Roberto Beccantini6 novembre 2022

Sembrava che la camomilla di Allegri avesse i minuti contati: un’occasione di Dzeko; una, più grossa, di Dumfries; bacini assortiti degli dei. Invece no, è saltata per aria l’Inter. Succede, quando sei più forte ma non lo fai pesare. Il 2-0 della Juventus affiora, guerriero, da un secondo tempo che Calhanoglu aveva introdotto impegnando Szczesny. D’improvviso, si è acceso Kostic. Fin lì, uno dei peggiori. Cornice della cornice. Periferia della periferia. Si scrolla Barella e arma il destro di Rabiot per la volata che spacca l’equilibrio bigio e grigio. Offre a Danilo, su corner, la girata del raddoppio confiscata, per mani-comio, dal Var. Costringe Onana a salvarsi di palo. Smarca Fagioli per la rete che, complice Gosens, blinda il risultato. Tutto d’un fiato. Tutto in 45’. Tutto di corsa.

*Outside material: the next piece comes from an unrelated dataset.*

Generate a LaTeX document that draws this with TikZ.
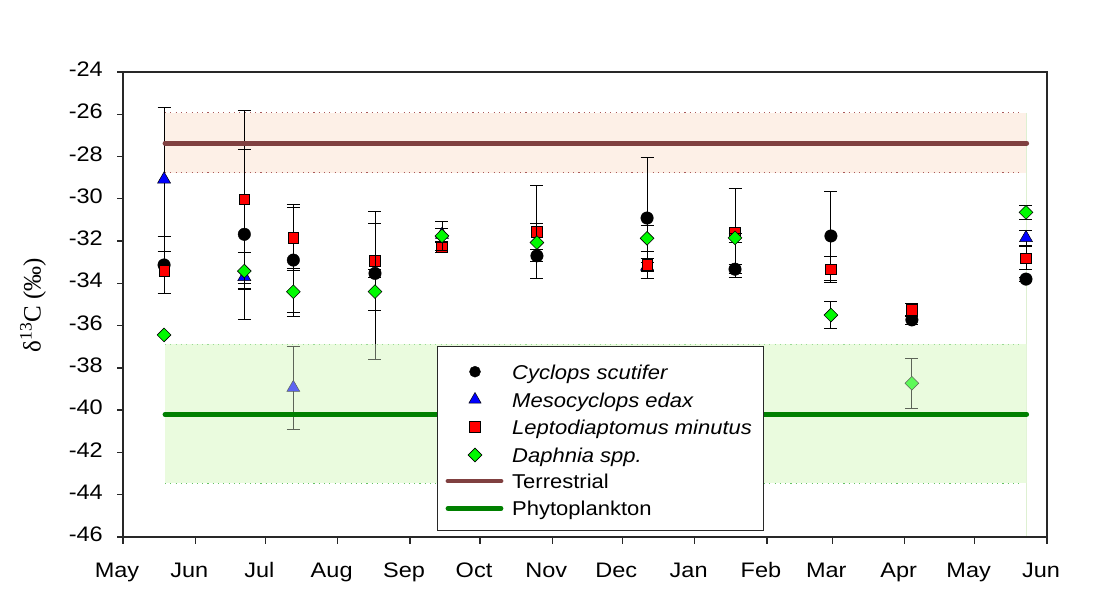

Calcio, mistero senza fine buffo. Allegri, «palla al piede» della Juventus, soffre e butta giù dalla torre Inzaghi, lo stratega che, in Europa, aveva eliminato il Barça. Lau-Toro avrebbe potuto pareggiare, ma Szczesny l’ha murato. Dopodiché, cambi di qua e cambi di là (due soli, Madama) e un destino che la garra di Bremer, al rientro, Danilo e Rabiot, i migliori, ha coccolato sino a farselo amico. Ha saputo soffrire, la Juventus, pallida e generica, ma tosta: comunque. E poi, passata la tempesta, fatale e letale.

Non avrei tolto Dimarco, che in avvio aveva spremuto Cuadrado. Avrei inserito Chiesa, sì, ma non al posto di Milik, l’unico traliccio che proteggeva i campanili della difesa (a proposito: 7 reti, la più munita). Non aveva mai battuto una Grande, Allegri. Continua a non batterle, Inzaghino.

Miretti trequartista o giù di lì era ingabbiato. Non Fagioli, più mobile e, al secondo gol consecutivo, più ficcante.